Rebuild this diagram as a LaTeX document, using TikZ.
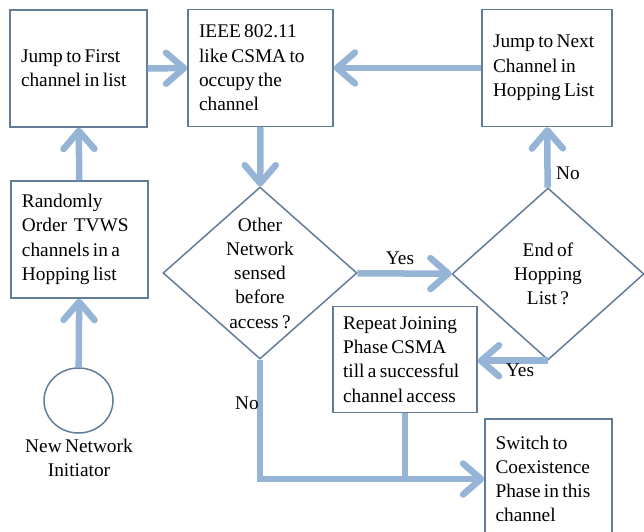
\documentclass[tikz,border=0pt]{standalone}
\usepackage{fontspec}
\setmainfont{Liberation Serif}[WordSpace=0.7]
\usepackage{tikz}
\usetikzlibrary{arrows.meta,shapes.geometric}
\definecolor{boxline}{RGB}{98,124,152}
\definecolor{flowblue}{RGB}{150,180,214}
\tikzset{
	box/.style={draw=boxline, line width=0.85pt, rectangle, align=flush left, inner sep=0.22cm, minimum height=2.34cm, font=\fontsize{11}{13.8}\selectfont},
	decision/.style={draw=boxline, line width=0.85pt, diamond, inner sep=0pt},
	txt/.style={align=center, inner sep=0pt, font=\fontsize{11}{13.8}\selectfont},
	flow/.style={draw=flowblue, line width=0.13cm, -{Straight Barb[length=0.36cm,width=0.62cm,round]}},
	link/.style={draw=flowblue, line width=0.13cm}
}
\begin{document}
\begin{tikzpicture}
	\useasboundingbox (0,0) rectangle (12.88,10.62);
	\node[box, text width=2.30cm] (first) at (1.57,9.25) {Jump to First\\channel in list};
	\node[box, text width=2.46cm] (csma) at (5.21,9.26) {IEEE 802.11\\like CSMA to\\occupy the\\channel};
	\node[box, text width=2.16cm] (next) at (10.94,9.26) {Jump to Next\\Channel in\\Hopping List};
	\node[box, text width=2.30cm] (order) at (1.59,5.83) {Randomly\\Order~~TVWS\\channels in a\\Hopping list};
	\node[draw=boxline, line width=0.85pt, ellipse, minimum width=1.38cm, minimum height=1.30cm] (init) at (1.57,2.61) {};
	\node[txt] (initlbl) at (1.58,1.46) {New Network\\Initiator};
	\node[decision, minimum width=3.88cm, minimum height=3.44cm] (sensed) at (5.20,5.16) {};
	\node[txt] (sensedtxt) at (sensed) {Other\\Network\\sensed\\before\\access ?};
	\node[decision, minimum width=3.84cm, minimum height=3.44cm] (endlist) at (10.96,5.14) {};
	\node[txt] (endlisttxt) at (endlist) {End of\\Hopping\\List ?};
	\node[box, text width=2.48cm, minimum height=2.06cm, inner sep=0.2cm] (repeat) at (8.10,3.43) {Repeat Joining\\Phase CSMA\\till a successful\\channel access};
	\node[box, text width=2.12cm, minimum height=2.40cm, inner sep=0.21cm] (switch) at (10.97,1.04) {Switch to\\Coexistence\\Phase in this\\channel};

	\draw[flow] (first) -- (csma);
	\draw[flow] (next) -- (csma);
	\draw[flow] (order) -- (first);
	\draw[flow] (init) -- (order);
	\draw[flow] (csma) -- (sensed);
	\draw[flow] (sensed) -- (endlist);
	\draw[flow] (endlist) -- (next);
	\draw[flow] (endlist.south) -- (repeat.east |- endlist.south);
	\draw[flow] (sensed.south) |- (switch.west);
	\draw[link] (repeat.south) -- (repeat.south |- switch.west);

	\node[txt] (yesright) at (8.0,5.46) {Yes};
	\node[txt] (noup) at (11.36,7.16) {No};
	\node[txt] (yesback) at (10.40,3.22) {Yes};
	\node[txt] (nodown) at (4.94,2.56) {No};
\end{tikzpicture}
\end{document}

--- Given task ---
Leave out the pictures. Transcribe only the lines above, from the first through the one that contains "text width=2.12cm, minimum".

--- Solution to this exercise ---
Rebuild this diagram as a LaTeX document, using TikZ.
\documentclass[tikz,border=0pt]{standalone}
\usepackage{fontspec}
\setmainfont{Liberation Serif}[WordSpace=0.7]
\usepackage{tikz}
\usetikzlibrary{arrows.meta,shapes.geometric}
\definecolor{boxline}{RGB}{98,124,152}
\definecolor{flowblue}{RGB}{150,180,214}
\tikzset{
	box/.style={draw=boxline, line width=0.85pt, rectangle, align=flush left, inner sep=0.22cm, minimum height=2.34cm, font=\fontsize{11}{13.8}\selectfont},
	decision/.style={draw=boxline, line width=0.85pt, diamond, inner sep=0pt},
	txt/.style={align=center, inner sep=0pt, font=\fontsize{11}{13.8}\selectfont},
	flow/.style={draw=flowblue, line width=0.13cm, -{Straight Barb[length=0.36cm,width=0.62cm,round]}},
	link/.style={draw=flowblue, line width=0.13cm}
}
\begin{document}
\begin{tikzpicture}
	\useasboundingbox (0,0) rectangle (12.88,10.62);
	\node[box, text width=2.30cm] (first) at (1.57,9.25) {Jump to First\\channel in list};
	\node[box, text width=2.46cm] (csma) at (5.21,9.26) {IEEE 802.11\\like CSMA to\\occupy the\\channel};
	\node[box, text width=2.16cm] (next) at (10.94,9.26) {Jump to Next\\Channel in\\Hopping List};
	\node[box, text width=2.30cm] (order) at (1.59,5.83) {Randomly\\Order~~TVWS\\channels in a\\Hopping list};
	\node[draw=boxline, line width=0.85pt, ellipse, minimum width=1.38cm, minimum height=1.30cm] (init) at (1.57,2.61) {};
	\node[txt] (initlbl) at (1.58,1.46) {New Network\\Initiator};
	\node[decision, minimum width=3.88cm, minimum height=3.44cm] (sensed) at (5.20,5.16) {};
	\node[txt] (sensedtxt) at (sensed) {Other\\Network\\sensed\\before\\access ?};
	\node[decision, minimum width=3.84cm, minimum height=3.44cm] (endlist) at (10.96,5.14) {};
	\node[txt] (endlisttxt) at (endlist) {End of\\Hopping\\List ?};
	\node[box, text width=2.48cm, minimum height=2.06cm, inner sep=0.2cm] (repeat) at (8.10,3.43) {Repeat Joining\\Phase CSMA\\till a successful\\channel access};
	\node[box, text width=2.12cm, minimum height=2.40cm, inner sep=0.21cm] (switch) at (10.97,1.04) {Switch to\\Coexistence\\Phase in this\\channel};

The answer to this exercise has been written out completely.